▸ Material supplied
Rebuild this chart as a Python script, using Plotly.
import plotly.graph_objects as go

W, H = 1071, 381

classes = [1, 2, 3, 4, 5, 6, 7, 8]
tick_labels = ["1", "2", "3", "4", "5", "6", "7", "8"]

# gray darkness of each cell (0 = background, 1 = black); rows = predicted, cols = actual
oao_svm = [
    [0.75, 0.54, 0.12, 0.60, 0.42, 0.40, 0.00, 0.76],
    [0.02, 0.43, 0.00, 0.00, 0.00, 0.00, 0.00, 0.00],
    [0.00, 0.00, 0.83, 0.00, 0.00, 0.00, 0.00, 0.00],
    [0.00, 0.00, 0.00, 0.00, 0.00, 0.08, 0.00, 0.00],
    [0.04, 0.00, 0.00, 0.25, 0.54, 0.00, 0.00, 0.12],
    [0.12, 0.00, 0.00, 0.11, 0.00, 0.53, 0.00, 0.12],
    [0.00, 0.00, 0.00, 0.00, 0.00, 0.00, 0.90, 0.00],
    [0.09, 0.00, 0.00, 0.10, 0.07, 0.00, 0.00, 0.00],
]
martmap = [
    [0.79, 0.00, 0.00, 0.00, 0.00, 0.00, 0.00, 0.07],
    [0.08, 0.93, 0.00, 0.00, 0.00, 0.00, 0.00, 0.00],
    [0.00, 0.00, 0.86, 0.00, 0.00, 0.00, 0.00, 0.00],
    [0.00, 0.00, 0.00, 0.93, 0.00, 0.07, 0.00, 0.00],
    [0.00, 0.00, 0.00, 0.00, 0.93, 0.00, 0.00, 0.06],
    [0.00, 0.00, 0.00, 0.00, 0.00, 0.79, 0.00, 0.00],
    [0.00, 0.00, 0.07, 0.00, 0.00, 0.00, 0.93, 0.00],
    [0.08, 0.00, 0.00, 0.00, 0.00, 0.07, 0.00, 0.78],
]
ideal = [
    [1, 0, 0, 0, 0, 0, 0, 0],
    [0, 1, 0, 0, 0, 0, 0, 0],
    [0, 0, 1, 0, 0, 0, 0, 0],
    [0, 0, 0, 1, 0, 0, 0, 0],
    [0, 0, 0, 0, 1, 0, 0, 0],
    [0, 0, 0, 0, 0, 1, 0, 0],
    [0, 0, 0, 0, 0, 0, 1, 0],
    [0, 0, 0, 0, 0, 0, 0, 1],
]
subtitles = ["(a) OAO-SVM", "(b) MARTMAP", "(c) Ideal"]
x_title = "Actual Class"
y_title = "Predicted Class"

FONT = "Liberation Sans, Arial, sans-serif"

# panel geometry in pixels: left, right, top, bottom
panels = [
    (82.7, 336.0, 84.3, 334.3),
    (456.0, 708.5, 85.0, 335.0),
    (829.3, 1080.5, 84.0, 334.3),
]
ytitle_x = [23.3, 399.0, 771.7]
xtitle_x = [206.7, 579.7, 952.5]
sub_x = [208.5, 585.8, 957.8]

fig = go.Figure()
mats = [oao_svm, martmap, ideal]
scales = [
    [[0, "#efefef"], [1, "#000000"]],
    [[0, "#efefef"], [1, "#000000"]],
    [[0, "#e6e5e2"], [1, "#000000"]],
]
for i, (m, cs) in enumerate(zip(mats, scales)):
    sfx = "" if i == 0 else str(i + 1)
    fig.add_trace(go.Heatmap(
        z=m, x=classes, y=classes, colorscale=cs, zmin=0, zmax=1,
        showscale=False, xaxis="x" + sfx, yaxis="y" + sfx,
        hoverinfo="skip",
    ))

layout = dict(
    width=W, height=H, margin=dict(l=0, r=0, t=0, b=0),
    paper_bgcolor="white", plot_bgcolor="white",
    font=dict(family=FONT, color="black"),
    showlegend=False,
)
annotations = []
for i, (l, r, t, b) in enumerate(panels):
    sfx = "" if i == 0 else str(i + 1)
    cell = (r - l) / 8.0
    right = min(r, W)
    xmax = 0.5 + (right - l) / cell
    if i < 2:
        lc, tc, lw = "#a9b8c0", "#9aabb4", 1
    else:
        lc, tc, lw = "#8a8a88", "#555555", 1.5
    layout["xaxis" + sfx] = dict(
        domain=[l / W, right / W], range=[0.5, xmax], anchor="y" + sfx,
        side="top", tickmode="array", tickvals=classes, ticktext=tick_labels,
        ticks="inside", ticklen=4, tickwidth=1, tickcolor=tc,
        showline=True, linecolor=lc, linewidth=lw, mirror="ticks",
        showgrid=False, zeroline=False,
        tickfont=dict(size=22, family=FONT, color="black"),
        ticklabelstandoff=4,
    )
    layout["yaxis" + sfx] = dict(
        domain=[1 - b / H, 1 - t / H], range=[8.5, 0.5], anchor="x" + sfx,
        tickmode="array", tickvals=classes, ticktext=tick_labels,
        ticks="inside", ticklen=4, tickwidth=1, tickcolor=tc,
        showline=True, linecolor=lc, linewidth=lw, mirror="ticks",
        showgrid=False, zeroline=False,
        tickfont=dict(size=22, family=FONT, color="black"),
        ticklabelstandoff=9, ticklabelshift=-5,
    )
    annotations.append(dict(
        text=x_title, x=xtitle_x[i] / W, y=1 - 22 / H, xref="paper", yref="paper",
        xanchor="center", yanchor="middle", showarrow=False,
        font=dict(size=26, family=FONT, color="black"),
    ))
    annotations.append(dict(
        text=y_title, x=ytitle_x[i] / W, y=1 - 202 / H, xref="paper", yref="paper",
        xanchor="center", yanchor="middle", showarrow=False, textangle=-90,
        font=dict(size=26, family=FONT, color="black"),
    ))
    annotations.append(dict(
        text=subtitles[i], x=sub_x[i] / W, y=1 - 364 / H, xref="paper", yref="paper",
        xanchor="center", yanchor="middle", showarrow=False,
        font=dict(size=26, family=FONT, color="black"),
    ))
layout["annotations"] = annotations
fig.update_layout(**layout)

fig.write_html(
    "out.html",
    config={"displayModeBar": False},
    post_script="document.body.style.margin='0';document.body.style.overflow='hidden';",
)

---

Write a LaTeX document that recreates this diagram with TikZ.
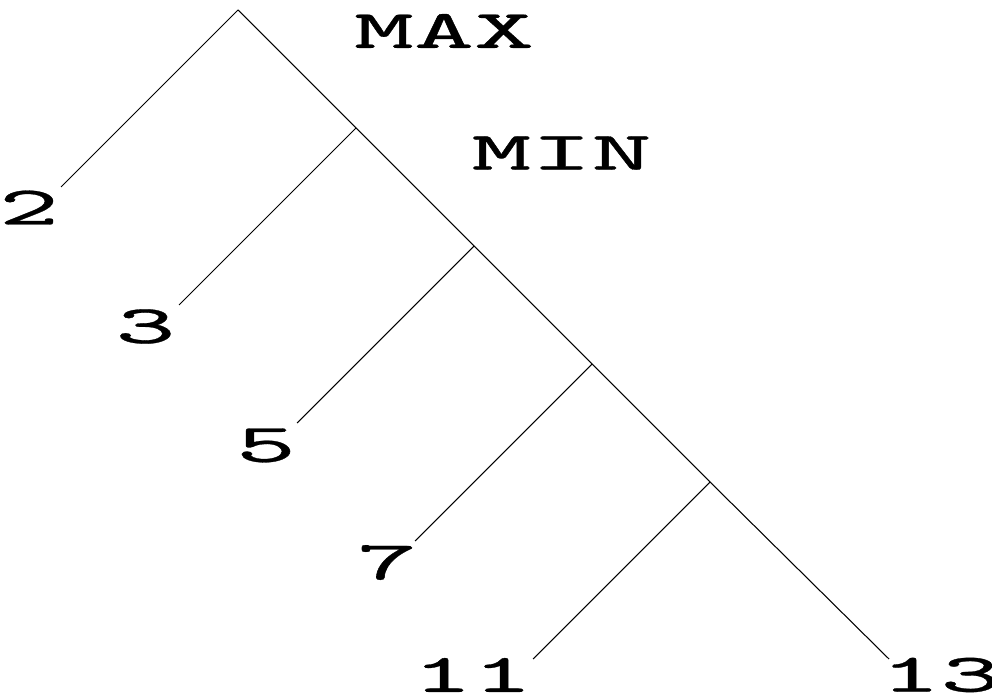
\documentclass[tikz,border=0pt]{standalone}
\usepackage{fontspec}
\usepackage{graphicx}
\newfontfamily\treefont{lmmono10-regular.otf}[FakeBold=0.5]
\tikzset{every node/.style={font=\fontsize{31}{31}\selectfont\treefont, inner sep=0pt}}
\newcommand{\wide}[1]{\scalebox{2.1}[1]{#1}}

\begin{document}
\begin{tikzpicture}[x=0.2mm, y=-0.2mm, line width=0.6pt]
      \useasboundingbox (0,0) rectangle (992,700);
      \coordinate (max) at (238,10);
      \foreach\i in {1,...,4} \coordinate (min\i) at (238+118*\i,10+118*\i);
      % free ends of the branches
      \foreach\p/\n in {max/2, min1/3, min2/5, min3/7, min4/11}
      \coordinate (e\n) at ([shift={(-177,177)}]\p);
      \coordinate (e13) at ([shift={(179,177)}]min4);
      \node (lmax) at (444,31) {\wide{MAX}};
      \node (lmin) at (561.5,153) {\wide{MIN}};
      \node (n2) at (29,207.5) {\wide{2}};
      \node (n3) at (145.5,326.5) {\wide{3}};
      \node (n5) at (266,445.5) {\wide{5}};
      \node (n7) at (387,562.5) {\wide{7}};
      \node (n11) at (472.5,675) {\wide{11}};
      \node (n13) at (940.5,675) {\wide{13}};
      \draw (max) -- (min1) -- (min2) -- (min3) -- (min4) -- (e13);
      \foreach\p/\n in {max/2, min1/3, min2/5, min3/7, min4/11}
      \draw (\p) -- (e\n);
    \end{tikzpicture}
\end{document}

--

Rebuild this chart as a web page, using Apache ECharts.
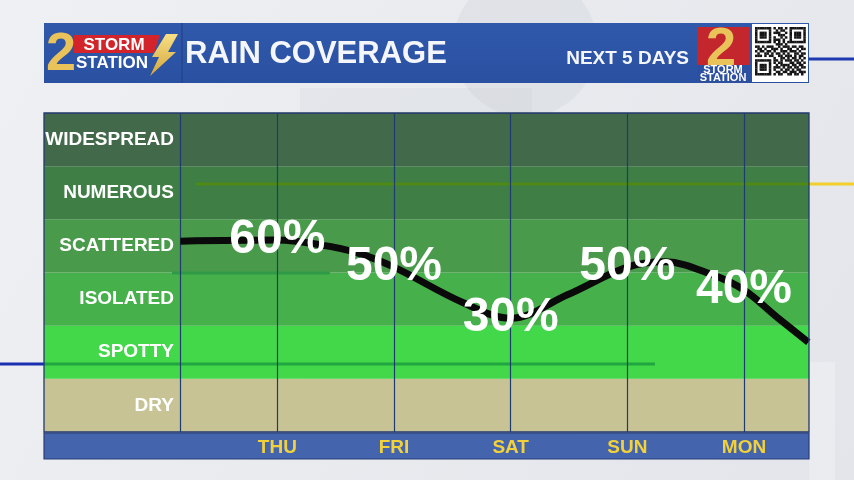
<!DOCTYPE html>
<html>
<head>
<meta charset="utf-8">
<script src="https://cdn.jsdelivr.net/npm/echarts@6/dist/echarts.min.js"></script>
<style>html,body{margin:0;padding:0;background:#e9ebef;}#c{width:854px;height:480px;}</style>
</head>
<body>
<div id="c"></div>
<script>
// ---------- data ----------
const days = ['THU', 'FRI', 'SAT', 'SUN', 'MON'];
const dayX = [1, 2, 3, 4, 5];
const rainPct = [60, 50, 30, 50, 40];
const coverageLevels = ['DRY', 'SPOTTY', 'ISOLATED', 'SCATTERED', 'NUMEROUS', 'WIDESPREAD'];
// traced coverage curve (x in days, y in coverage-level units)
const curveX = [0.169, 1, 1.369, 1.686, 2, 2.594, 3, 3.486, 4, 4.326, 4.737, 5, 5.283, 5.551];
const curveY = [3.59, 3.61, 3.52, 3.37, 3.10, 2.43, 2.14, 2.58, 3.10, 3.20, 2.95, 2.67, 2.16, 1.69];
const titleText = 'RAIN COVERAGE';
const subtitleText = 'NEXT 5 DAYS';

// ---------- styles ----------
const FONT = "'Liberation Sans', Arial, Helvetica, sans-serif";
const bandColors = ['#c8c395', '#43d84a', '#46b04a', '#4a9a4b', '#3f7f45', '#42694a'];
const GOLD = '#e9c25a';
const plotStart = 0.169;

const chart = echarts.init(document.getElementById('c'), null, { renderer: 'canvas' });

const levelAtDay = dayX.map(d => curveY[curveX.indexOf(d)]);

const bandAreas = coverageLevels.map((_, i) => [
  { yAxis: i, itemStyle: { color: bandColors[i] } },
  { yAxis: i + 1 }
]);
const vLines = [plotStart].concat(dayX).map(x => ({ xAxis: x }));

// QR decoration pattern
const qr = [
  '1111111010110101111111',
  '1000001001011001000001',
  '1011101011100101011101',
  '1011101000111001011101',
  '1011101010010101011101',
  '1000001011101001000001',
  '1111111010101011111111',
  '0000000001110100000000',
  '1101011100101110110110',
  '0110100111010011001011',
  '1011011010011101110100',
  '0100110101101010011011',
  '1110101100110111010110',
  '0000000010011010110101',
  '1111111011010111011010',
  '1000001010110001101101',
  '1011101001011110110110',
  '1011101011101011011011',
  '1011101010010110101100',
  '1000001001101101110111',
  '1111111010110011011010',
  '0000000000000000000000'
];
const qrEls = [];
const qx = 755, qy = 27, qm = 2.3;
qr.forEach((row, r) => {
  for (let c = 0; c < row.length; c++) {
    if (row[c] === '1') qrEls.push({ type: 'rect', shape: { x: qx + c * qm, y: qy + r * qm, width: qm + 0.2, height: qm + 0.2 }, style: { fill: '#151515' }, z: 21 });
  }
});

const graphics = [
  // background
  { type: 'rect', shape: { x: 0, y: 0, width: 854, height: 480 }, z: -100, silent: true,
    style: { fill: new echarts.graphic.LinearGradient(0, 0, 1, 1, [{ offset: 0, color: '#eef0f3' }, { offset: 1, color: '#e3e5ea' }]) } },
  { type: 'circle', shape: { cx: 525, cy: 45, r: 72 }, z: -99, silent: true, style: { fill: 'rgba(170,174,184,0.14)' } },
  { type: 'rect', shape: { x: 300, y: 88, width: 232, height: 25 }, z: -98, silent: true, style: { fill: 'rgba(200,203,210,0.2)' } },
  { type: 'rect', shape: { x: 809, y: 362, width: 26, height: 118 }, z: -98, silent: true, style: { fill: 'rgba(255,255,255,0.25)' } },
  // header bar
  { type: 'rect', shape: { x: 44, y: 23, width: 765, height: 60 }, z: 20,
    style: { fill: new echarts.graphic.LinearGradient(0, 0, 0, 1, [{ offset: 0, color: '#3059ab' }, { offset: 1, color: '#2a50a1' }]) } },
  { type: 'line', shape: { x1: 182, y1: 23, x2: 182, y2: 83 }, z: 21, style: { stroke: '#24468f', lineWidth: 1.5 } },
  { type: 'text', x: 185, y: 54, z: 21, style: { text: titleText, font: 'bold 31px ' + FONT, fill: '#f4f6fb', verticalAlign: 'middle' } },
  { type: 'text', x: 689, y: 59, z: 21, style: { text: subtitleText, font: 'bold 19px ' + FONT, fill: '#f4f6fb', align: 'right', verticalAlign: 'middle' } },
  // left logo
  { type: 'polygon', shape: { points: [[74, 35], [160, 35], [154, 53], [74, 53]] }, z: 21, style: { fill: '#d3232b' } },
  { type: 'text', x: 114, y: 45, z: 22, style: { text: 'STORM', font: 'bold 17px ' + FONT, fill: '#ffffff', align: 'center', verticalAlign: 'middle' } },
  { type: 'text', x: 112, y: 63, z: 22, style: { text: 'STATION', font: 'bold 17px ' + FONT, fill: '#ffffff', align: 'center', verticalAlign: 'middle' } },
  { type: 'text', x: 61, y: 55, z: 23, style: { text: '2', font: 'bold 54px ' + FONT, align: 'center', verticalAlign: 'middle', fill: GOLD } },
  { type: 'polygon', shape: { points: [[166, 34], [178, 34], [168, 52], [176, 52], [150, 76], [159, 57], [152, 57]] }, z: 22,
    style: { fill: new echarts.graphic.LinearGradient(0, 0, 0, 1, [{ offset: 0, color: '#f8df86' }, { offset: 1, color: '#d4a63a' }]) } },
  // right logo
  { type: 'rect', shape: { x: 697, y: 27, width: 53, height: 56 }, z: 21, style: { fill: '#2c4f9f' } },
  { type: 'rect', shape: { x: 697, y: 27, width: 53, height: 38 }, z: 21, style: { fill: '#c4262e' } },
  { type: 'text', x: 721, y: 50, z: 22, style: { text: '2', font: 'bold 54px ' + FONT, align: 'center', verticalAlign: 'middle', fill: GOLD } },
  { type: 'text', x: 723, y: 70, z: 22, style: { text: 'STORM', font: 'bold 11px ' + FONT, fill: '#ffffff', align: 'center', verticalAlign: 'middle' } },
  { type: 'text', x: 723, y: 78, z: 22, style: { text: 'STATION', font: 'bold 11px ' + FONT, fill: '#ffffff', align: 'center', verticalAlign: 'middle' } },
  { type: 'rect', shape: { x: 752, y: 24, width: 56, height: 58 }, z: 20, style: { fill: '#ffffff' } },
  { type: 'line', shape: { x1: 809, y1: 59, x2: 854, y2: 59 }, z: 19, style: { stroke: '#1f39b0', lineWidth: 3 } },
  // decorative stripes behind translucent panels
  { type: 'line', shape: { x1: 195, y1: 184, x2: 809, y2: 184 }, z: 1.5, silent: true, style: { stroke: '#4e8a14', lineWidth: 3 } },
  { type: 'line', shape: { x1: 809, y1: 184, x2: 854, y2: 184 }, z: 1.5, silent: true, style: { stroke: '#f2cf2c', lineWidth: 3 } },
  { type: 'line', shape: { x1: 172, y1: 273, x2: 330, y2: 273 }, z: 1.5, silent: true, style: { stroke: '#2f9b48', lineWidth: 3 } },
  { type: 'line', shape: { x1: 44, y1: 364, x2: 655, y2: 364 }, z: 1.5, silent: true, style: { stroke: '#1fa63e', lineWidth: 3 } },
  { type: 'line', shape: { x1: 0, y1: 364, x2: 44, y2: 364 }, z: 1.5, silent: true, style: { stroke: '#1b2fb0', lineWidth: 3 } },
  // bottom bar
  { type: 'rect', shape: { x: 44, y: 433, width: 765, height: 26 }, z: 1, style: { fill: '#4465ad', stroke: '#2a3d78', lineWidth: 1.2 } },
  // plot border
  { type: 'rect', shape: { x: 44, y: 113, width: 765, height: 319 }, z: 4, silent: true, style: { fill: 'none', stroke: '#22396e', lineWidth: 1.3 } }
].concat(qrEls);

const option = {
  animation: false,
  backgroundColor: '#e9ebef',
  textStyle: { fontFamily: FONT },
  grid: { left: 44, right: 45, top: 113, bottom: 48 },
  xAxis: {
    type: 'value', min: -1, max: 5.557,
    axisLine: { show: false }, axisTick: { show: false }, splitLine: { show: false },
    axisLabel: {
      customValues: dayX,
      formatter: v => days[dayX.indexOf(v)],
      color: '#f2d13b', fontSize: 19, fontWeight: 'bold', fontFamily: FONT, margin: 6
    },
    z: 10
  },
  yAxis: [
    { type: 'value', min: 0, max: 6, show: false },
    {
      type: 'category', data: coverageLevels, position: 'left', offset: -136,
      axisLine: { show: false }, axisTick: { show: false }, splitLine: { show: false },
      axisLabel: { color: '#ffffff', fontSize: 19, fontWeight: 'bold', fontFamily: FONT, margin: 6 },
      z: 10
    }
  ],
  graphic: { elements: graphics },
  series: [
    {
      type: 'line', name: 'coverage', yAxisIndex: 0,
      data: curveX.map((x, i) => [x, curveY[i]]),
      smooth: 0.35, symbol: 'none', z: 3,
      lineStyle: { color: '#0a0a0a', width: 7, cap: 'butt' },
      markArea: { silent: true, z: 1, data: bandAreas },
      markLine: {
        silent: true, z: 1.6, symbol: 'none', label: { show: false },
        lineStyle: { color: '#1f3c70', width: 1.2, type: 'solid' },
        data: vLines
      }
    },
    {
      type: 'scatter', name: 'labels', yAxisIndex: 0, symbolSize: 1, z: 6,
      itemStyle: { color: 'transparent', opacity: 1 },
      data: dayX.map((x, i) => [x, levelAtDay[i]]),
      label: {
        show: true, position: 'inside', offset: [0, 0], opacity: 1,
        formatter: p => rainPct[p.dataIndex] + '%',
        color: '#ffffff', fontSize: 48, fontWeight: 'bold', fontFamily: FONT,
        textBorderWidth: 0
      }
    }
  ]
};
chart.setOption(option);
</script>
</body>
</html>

▸ What to do
Starting at the line that contains "Rebuild this chart as a web" and stopping after the line that contains "const subtitleText = 'NEXT 5 DAYS';", copy every line exactly. Leave any pictures behind.

▸ Answer to the problem
Rebuild this chart as a web page, using Apache ECharts.
<!DOCTYPE html>
<html>
<head>
<meta charset="utf-8">
<script src="https://cdn.jsdelivr.net/npm/echarts@6/dist/echarts.min.js"></script>
<style>html,body{margin:0;padding:0;background:#e9ebef;}#c{width:854px;height:480px;}</style>
</head>
<body>
<div id="c"></div>
<script>
// ---------- data ----------
const days = ['THU', 'FRI', 'SAT', 'SUN', 'MON'];
const dayX = [1, 2, 3, 4, 5];
const rainPct = [60, 50, 30, 50, 40];
const coverageLevels = ['DRY', 'SPOTTY', 'ISOLATED', 'SCATTERED', 'NUMEROUS', 'WIDESPREAD'];
// traced coverage curve (x in days, y in coverage-level units)
const curveX = [0.169, 1, 1.369, 1.686, 2, 2.594, 3, 3.486, 4, 4.326, 4.737, 5, 5.283, 5.551];
const curveY = [3.59, 3.61, 3.52, 3.37, 3.10, 2.43, 2.14, 2.58, 3.10, 3.20, 2.95, 2.67, 2.16, 1.69];
const titleText = 'RAIN COVERAGE';
const subtitleText = 'NEXT 5 DAYS';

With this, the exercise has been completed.